# DIRECTION:
Going through the material below, please gather all lines with the word "Write" in them.

# MATERIAL TO PROCESS:

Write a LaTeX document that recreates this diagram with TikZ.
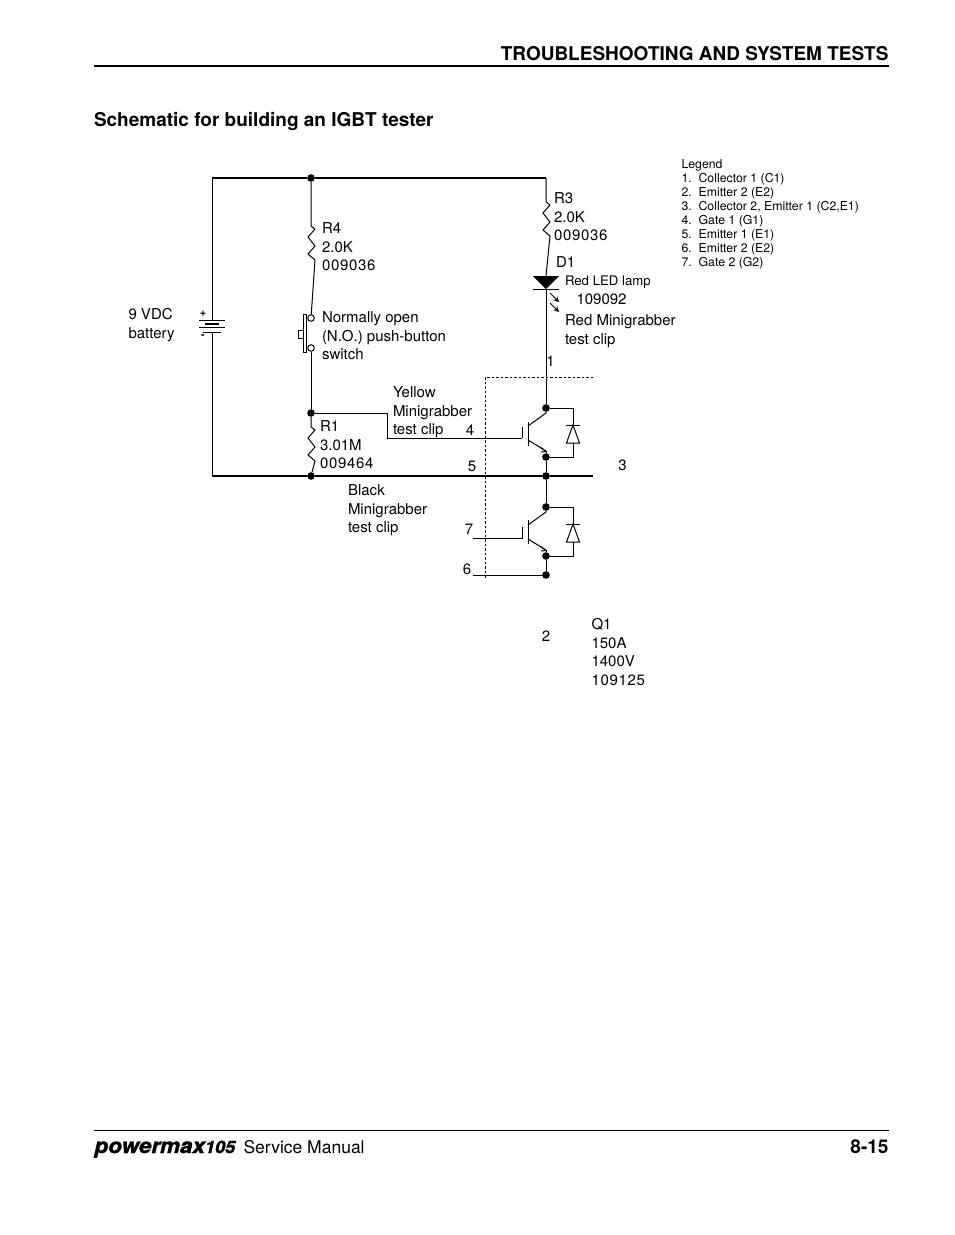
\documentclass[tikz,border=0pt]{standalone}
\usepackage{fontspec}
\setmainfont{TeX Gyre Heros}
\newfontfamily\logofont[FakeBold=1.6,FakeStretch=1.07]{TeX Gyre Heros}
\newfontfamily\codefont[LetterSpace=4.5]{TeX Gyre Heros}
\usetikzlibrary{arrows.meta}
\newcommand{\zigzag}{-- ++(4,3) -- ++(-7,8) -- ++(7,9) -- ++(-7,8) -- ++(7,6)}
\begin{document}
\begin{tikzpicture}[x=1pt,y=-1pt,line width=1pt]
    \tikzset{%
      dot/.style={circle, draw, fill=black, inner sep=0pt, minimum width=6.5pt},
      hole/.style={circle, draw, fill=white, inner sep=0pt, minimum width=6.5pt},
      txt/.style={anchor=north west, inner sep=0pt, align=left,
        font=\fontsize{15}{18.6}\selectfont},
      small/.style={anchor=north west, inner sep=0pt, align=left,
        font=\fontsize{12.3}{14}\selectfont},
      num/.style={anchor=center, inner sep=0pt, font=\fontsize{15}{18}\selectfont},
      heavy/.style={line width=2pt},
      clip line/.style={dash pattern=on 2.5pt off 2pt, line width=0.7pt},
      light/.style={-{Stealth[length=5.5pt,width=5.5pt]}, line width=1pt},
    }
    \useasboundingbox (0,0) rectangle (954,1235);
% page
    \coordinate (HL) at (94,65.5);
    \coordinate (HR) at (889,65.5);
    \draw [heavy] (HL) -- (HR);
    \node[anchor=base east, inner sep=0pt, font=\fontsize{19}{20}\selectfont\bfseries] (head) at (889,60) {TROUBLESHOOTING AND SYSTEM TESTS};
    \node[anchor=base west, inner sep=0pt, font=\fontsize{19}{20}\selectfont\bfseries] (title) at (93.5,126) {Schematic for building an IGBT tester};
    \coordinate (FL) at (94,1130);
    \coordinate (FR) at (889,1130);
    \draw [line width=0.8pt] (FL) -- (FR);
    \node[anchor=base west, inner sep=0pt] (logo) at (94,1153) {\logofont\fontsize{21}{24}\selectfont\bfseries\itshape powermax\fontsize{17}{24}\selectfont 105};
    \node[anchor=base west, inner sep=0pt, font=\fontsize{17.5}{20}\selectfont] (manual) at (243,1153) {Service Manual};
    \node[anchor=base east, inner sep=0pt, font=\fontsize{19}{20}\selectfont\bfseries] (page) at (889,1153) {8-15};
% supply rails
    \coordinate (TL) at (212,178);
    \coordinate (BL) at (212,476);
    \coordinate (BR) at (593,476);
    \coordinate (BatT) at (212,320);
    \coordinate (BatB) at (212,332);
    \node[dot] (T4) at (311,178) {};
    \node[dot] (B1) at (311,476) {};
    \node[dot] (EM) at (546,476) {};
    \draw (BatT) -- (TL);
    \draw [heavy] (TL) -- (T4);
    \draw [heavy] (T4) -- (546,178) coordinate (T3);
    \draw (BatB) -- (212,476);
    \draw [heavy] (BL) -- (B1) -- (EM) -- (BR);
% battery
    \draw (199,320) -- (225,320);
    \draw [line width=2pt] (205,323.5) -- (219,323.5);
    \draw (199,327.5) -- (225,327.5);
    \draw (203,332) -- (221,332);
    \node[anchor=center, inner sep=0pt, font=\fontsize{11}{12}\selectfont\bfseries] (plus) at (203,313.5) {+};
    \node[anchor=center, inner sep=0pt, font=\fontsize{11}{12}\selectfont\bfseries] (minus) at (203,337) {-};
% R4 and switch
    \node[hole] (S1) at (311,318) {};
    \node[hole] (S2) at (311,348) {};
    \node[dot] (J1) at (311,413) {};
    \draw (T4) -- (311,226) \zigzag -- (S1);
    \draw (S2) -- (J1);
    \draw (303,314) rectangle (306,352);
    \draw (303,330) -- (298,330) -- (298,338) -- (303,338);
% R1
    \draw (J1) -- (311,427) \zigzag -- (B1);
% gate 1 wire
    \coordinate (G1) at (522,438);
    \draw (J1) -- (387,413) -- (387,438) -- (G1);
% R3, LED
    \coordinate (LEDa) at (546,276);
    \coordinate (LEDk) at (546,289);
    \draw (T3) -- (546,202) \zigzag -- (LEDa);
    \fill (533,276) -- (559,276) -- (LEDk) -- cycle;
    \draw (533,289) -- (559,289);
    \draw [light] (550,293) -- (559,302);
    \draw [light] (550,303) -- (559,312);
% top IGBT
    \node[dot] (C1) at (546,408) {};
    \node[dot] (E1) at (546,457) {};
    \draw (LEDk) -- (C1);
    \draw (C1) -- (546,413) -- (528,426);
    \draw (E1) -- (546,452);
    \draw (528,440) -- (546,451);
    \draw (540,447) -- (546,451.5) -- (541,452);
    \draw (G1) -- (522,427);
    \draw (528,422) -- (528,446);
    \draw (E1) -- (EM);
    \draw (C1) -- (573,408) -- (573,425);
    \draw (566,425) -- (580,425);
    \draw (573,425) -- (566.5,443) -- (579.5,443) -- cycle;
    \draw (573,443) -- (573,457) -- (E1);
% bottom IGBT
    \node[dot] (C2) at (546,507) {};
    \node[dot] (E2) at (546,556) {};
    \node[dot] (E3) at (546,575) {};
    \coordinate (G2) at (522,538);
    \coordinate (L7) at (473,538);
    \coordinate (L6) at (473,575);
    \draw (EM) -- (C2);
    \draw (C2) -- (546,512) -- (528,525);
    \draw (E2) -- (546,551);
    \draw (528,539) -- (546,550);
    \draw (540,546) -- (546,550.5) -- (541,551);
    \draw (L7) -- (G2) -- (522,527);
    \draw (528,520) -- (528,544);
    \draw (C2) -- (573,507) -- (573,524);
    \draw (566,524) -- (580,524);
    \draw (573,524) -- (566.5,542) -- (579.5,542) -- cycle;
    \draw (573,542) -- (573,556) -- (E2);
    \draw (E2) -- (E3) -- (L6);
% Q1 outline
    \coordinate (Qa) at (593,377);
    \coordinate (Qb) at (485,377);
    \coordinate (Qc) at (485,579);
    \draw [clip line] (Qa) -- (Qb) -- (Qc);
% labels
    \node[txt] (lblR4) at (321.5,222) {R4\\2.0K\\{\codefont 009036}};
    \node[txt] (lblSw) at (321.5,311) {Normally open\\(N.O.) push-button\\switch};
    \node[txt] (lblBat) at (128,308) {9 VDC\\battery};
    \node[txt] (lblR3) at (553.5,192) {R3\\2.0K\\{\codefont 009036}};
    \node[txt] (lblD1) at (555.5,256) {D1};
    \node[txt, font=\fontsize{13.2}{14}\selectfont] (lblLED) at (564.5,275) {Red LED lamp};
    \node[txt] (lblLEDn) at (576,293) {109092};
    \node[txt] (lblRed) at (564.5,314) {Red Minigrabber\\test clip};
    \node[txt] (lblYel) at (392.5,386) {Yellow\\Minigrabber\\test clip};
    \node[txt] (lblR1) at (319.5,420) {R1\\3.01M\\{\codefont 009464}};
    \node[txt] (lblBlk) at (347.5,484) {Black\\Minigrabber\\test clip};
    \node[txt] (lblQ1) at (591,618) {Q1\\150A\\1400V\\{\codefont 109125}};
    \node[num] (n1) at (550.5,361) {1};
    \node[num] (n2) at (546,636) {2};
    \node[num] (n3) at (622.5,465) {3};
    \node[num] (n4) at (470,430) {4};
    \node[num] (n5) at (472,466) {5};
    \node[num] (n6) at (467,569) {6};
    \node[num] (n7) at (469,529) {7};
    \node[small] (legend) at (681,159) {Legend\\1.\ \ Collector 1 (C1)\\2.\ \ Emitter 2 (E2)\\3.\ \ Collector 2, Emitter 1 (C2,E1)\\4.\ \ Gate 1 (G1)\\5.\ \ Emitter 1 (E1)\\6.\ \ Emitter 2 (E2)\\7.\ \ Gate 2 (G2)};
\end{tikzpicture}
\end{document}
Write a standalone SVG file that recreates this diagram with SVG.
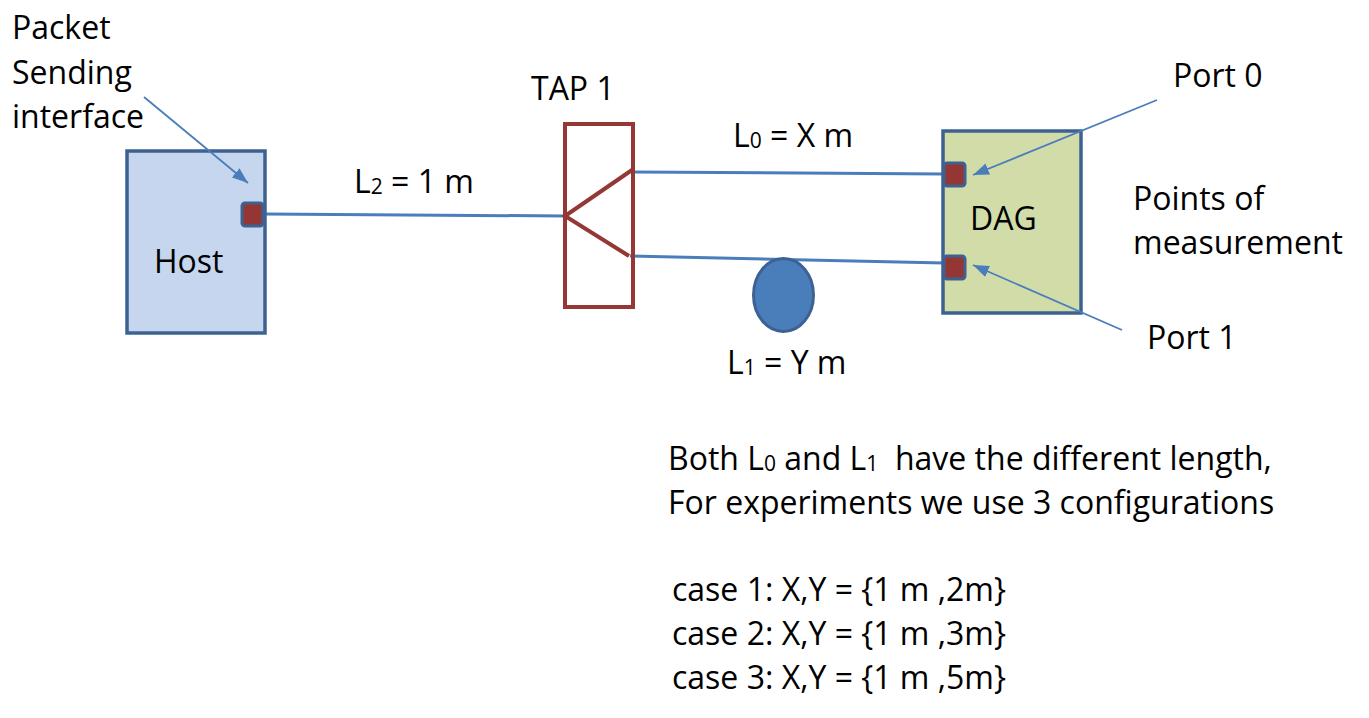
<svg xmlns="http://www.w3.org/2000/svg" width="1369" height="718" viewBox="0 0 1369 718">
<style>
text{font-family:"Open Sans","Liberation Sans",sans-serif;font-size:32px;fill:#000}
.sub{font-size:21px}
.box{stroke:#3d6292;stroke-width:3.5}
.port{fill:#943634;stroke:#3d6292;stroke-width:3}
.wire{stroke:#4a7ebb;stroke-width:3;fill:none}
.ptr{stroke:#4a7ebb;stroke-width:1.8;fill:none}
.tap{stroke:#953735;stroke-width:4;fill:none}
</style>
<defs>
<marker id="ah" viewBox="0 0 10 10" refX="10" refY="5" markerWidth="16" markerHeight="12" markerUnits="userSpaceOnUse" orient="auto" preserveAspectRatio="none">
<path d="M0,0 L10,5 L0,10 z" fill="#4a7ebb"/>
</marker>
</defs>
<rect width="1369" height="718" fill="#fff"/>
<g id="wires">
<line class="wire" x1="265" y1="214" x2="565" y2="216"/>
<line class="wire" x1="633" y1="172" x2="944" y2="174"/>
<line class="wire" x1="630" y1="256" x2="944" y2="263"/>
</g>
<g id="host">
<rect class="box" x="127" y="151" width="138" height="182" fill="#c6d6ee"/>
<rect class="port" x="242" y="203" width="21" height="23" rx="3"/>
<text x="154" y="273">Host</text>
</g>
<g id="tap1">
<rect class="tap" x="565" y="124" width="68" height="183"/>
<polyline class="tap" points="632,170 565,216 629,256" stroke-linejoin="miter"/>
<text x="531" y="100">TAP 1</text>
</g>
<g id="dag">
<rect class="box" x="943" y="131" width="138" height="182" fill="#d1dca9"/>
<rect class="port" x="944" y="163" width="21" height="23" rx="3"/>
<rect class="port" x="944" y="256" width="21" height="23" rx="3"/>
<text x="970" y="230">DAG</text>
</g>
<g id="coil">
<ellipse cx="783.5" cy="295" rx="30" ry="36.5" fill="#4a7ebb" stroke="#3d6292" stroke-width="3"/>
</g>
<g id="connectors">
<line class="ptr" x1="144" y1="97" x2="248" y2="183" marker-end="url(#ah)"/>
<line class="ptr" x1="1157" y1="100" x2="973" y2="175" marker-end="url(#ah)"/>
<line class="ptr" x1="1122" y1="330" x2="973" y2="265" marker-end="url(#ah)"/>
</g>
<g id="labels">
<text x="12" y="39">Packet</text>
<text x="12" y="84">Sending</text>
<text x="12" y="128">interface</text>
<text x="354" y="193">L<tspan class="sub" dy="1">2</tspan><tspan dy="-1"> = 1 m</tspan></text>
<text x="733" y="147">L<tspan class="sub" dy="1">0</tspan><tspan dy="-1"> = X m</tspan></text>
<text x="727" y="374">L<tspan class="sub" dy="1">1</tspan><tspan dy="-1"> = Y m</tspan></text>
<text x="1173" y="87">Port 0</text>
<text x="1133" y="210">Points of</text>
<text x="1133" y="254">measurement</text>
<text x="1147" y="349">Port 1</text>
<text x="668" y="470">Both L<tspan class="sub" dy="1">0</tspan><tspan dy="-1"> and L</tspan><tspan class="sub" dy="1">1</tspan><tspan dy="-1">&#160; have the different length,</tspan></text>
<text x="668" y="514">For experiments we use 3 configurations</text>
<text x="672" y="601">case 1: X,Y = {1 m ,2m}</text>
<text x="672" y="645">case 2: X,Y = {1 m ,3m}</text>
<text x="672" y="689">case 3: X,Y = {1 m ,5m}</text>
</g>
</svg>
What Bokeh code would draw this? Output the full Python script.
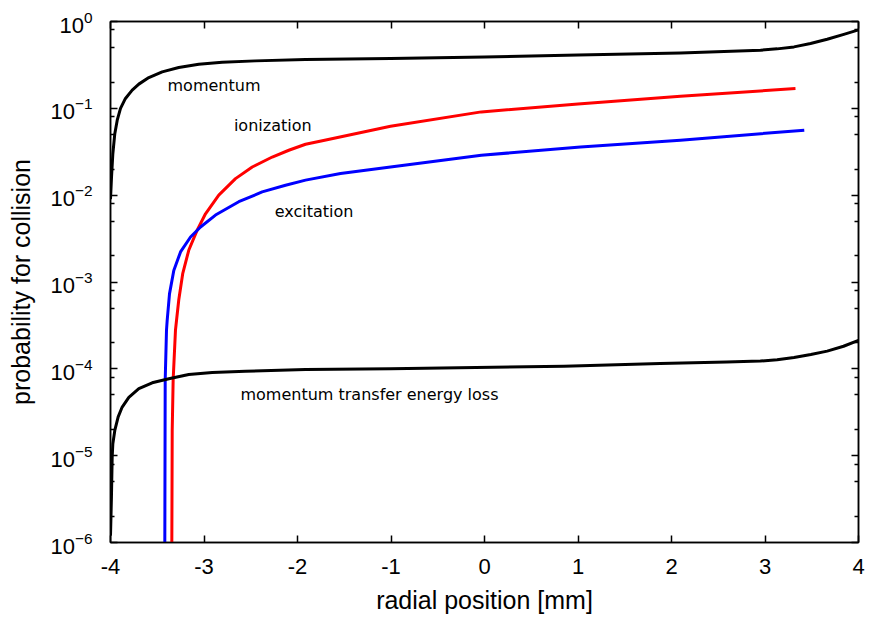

# FINAL RESULT:
Write a LaTeX document that recreates this diagram with TikZ.
Write a standalone SVG file that recreates this diagram with SVG.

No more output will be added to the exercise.